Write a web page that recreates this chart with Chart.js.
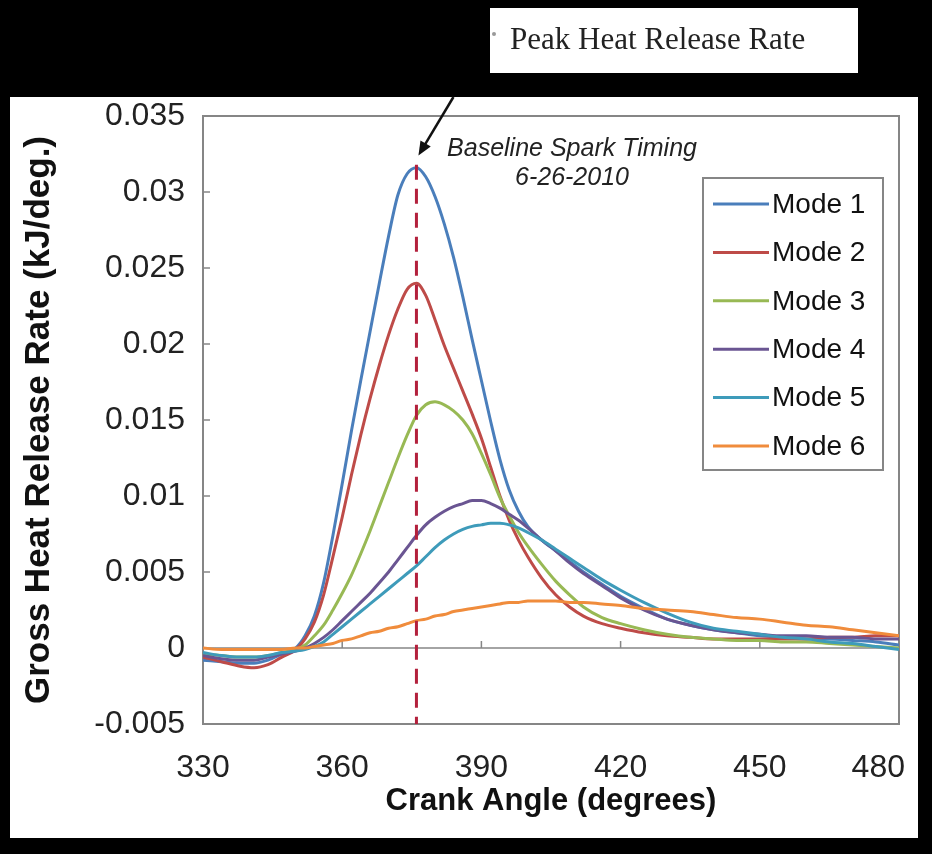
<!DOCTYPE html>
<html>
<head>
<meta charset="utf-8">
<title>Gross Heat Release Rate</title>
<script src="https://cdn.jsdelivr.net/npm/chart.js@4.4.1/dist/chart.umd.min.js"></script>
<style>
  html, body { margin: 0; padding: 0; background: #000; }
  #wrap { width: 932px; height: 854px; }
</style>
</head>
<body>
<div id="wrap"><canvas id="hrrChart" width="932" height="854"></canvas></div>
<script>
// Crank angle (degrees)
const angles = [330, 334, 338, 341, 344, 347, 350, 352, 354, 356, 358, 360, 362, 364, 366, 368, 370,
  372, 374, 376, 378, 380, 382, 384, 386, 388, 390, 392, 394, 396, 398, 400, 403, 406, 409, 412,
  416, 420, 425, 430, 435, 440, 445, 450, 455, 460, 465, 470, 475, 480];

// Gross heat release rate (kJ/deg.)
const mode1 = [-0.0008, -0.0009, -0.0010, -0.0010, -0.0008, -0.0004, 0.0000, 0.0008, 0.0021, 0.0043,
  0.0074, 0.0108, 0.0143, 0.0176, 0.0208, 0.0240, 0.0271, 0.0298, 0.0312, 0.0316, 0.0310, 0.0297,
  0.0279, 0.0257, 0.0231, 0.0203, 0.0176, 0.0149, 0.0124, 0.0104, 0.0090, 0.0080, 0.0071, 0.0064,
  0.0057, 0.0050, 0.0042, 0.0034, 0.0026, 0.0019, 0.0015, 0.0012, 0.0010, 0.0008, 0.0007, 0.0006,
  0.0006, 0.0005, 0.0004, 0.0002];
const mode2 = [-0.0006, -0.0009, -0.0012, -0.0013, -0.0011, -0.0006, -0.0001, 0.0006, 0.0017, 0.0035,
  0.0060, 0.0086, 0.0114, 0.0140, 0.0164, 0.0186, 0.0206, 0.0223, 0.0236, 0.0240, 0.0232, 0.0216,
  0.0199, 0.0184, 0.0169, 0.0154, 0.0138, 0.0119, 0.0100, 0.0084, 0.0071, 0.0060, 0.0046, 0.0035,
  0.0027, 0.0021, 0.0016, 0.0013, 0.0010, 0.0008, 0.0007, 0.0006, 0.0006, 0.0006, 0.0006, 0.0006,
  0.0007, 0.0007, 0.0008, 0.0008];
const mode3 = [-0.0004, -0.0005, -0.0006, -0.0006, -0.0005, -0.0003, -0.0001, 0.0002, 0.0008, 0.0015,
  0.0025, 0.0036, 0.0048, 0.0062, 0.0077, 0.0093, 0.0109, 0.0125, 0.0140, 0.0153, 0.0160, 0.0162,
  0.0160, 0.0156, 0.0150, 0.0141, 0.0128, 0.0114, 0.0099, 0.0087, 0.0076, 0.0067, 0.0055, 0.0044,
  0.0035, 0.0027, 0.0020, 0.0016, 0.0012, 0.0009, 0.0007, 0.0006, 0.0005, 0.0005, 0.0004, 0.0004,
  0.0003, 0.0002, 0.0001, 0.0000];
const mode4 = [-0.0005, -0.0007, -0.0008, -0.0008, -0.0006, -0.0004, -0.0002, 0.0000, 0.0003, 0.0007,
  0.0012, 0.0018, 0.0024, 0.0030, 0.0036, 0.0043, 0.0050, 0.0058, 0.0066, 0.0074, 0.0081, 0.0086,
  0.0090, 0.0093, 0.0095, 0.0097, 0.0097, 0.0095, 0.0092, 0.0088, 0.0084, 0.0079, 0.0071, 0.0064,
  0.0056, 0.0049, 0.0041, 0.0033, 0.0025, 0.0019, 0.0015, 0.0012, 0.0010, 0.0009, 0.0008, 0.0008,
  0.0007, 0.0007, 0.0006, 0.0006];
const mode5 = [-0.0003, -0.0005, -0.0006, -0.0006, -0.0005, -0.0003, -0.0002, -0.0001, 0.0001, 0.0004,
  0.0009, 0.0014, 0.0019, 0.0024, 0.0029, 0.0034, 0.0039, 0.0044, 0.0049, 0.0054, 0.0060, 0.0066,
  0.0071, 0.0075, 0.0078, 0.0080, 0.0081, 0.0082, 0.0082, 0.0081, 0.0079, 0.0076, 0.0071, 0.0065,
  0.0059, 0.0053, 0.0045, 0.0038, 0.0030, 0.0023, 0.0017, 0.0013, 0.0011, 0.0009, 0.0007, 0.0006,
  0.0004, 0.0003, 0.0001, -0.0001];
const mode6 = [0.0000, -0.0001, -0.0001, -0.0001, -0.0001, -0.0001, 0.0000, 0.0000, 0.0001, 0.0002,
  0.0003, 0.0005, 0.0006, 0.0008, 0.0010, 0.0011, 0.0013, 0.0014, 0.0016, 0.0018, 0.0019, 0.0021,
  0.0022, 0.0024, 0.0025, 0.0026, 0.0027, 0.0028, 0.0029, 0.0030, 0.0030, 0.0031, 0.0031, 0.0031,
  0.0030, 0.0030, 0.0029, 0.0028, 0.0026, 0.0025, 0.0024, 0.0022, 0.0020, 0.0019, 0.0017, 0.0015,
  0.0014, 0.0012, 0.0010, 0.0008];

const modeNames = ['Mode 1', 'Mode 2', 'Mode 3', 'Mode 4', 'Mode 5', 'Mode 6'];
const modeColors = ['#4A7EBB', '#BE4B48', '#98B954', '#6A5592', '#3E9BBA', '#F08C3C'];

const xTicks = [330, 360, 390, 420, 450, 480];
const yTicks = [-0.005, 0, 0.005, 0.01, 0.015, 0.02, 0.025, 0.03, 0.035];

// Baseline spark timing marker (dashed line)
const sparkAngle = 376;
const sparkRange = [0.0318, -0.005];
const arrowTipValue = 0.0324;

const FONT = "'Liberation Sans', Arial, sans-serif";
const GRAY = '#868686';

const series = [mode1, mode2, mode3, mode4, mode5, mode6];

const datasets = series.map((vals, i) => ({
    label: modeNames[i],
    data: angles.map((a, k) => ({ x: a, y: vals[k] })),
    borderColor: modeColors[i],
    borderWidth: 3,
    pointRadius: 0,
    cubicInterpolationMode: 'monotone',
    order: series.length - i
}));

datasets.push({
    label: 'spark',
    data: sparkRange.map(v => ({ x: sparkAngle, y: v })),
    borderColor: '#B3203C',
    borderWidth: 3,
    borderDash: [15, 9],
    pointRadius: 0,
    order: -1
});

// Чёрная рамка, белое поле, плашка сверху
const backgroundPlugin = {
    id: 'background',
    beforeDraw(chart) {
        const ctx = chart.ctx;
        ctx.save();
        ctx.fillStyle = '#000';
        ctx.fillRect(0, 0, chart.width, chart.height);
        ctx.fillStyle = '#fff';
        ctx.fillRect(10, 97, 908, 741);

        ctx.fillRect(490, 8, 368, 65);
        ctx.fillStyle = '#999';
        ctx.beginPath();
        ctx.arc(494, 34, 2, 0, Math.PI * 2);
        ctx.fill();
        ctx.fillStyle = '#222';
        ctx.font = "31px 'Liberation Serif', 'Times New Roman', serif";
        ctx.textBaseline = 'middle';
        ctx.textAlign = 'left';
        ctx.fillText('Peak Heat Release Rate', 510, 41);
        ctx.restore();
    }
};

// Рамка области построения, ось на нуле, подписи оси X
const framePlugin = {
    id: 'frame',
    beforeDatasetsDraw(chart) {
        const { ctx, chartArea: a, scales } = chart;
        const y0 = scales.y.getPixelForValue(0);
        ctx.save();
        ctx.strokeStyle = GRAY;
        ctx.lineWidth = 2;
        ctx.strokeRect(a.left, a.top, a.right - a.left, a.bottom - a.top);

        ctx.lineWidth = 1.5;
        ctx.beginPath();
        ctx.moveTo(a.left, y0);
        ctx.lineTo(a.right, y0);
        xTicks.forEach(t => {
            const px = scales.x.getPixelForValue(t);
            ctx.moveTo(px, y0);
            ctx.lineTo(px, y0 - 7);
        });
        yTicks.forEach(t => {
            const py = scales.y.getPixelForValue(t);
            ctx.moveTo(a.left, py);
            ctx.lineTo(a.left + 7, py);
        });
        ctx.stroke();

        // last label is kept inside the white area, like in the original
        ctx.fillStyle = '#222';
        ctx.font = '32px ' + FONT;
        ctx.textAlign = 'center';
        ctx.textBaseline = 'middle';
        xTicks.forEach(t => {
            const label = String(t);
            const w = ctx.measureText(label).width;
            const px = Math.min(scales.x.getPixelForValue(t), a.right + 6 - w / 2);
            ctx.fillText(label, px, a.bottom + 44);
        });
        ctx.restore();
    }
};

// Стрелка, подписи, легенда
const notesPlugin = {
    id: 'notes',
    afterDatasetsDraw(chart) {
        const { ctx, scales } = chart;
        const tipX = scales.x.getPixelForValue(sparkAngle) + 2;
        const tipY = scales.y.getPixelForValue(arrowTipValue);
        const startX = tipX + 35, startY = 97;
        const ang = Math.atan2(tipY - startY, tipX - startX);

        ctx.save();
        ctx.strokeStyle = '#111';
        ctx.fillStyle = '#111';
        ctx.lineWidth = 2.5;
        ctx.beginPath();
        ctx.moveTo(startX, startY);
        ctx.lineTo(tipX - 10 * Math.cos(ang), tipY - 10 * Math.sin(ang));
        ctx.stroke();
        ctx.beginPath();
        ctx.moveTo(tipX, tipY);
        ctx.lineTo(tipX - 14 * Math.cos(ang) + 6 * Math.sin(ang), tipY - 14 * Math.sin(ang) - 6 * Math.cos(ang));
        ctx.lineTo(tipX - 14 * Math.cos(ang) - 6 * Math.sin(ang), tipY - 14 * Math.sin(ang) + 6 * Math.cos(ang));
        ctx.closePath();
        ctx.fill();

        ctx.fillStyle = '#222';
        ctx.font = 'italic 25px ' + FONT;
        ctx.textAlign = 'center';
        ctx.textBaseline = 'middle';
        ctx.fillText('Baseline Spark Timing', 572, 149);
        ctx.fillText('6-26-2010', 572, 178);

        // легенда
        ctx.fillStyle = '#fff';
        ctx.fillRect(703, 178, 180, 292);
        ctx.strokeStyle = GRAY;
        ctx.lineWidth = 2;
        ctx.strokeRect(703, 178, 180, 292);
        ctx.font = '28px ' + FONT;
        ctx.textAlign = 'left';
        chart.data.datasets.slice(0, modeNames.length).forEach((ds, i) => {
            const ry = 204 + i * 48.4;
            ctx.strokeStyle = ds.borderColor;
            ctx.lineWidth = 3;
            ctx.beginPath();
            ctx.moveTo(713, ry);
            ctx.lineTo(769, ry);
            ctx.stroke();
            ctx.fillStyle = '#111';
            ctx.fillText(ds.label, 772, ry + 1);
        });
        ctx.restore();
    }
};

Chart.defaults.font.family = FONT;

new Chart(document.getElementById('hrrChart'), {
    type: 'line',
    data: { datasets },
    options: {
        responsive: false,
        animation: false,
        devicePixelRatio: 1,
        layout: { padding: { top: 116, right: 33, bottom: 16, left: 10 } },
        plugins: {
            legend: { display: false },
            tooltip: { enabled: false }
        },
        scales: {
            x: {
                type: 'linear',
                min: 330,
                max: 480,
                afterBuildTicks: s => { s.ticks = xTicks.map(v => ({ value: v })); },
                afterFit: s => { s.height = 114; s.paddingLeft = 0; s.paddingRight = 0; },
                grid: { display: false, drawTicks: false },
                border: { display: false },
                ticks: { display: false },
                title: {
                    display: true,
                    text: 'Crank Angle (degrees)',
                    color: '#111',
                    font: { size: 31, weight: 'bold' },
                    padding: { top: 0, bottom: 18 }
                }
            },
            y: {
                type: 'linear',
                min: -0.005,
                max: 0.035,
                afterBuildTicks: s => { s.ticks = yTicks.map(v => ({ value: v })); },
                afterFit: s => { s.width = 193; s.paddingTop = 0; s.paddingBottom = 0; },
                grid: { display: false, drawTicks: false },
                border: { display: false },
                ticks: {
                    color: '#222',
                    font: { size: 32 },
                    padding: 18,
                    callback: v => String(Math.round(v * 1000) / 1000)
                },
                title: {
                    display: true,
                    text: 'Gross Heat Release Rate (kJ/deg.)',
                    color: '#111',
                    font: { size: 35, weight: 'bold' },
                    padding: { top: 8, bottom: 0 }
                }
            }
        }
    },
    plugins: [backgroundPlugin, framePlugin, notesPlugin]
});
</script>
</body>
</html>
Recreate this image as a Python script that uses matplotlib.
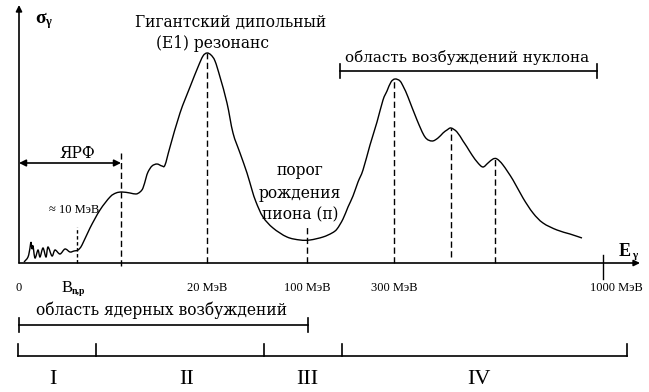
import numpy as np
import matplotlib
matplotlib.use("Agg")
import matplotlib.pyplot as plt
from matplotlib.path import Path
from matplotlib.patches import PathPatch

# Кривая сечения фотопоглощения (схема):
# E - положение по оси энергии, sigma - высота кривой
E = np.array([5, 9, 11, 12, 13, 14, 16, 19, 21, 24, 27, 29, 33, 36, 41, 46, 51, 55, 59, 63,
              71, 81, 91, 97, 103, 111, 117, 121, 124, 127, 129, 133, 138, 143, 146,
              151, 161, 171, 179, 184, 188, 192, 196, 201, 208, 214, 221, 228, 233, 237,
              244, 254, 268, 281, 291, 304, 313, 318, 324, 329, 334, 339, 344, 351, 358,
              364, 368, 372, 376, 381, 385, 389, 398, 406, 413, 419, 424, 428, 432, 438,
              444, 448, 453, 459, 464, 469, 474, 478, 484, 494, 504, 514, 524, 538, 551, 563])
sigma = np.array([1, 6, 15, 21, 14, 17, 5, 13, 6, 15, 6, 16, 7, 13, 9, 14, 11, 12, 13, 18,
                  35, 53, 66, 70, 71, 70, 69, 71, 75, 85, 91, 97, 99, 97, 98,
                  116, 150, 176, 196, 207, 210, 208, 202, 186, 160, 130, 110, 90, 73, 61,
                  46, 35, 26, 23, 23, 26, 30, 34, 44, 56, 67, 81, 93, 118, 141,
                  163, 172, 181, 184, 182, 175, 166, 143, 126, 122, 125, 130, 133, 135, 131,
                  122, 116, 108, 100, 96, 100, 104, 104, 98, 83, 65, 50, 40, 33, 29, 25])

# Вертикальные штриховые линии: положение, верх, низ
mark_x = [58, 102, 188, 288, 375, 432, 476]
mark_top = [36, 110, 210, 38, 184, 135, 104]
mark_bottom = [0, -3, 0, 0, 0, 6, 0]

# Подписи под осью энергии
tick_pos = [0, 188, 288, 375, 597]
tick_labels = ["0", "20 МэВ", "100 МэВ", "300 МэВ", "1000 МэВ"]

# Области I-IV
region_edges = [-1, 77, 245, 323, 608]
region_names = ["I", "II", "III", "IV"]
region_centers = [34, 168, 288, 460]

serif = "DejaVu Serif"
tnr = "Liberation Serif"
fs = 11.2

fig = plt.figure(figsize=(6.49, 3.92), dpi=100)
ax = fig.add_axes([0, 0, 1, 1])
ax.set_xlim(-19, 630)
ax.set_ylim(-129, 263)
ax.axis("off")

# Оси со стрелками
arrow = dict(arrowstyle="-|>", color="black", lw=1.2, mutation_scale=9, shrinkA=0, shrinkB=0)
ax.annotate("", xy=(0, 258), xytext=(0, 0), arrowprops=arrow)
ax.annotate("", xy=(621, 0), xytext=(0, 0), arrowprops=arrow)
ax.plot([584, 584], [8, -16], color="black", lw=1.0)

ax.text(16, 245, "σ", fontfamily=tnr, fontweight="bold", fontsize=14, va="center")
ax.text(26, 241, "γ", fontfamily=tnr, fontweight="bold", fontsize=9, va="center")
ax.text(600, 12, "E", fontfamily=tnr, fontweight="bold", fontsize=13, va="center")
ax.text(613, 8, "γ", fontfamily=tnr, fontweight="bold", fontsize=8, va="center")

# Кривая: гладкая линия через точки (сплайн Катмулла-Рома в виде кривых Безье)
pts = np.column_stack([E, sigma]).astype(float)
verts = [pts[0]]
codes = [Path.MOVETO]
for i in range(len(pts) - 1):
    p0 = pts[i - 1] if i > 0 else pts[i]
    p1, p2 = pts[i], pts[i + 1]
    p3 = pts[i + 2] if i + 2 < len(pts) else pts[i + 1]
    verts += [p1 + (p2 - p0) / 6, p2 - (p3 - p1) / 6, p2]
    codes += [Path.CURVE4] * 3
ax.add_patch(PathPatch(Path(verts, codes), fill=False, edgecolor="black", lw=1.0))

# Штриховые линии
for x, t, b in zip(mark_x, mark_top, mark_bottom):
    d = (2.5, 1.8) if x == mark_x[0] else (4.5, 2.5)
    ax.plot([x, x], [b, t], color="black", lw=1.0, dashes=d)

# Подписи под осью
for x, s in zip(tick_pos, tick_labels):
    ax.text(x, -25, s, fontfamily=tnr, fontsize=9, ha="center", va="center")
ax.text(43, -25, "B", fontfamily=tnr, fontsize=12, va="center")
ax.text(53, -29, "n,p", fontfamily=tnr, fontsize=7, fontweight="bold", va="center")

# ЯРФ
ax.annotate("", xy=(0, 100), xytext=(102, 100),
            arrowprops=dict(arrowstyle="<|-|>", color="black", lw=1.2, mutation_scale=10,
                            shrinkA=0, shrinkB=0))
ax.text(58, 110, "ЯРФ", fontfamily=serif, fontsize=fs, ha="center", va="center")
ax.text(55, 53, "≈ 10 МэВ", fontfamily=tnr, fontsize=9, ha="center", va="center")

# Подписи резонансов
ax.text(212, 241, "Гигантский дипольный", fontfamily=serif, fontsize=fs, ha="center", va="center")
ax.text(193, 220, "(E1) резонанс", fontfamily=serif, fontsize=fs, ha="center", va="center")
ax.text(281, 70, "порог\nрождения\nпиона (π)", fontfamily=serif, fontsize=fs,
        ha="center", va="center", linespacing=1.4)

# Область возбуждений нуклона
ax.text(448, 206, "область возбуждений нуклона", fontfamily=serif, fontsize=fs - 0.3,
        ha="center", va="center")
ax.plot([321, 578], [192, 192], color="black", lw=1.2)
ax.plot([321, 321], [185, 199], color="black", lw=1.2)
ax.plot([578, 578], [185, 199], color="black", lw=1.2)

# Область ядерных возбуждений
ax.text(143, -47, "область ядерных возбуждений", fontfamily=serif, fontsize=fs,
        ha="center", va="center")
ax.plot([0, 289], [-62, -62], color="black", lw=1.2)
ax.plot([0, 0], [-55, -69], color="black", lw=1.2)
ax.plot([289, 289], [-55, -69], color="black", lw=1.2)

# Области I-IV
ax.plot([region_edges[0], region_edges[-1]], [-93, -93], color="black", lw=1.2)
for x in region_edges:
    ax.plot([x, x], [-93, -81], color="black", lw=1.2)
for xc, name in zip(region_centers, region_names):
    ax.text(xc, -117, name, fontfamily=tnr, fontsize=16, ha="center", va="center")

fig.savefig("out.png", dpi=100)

++++++++++

Look at the listing and set down only the lines from its start through the line with "470, 475, 480];", word for word and without pictures.

• [Solution for this task]
Write a web page that recreates this chart with Chart.js.
<!DOCTYPE html>
<html>
<head>
<meta charset="utf-8">
<title>Gross Heat Release Rate</title>
<script src="https://cdn.jsdelivr.net/npm/chart.js@4.4.1/dist/chart.umd.min.js"></script>
<style>
  html, body { margin: 0; padding: 0; background: #000; }
  #wrap { width: 932px; height: 854px; }
</style>
</head>
<body>
<div id="wrap"><canvas id="hrrChart" width="932" height="854"></canvas></div>
<script>
// Crank angle (degrees)
const angles = [330, 334, 338, 341, 344, 347, 350, 352, 354, 356, 358, 360, 362, 364, 366, 368, 370,
  372, 374, 376, 378, 380, 382, 384, 386, 388, 390, 392, 394, 396, 398, 400, 403, 406, 409, 412,
  416, 420, 425, 430, 435, 440, 445, 450, 455, 460, 465, 470, 475, 480];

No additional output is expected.